Transformation through destruction
An important feature in Skar’s compositional work is his use of the computer. Algorithms provide the composer with answers to musical questions or problems. The musical elements are created when the composer dissects his own musicality in a conflict between intuition and formalization. The interplay between man and machine – improvisation and sheet music – amplifies the notion of a battle between chaos and order. The album title also relates to this; rebirth after destruction or exhaustion.
Skar’s music is complex and intense. He utilizes techniques and rhythmic maneuvers that really put the musicians to the test – even more so because the underlying demand is pulse and movement. Ensemble Ernst, under the leadership of Thomas Rimul, are at their best under these conditions. Contributing to the trio and septet, the entire group joins in for the 16 minutes long closing track. Themes from the first piece return, taking on different forms throughout the next three pieces, with variations and deviations which constantly keeps the listener alert and on edge.

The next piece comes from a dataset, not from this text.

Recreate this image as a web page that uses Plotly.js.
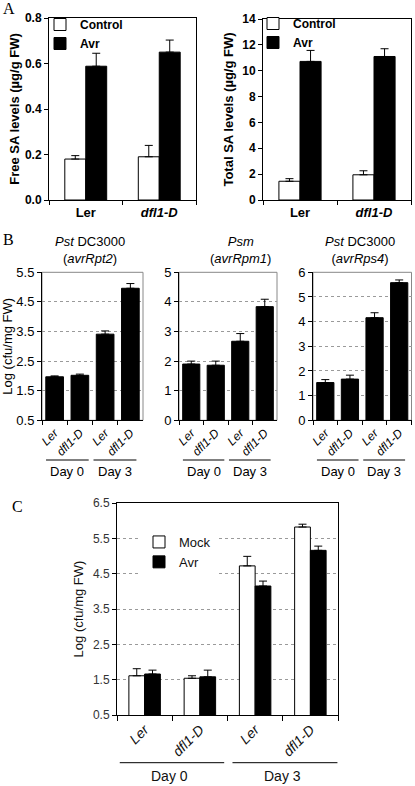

Still young, Julian Skar is already a merited composer and musician. He studied at The Norwegian Academy of Music and Universität der Künste in Berlin. His artistic production includes operas, musicals, and crossover collaborations with artists such as Nils Bech and Susanna Wallumrød. He has won two Spellemann awards (Norwegian Grammy) as member of Ensemble neoN. The award-winning Ingrid Ansdnes is one of Norway’s most sought-after pianists. She made her definite breakthrough with her recording of Beethoven’s Diabelli Variations on the album 33+1, which she also performed in Carnegie Hall. Ensemble Ernst is among the leading performers of new music in the Nordic countries.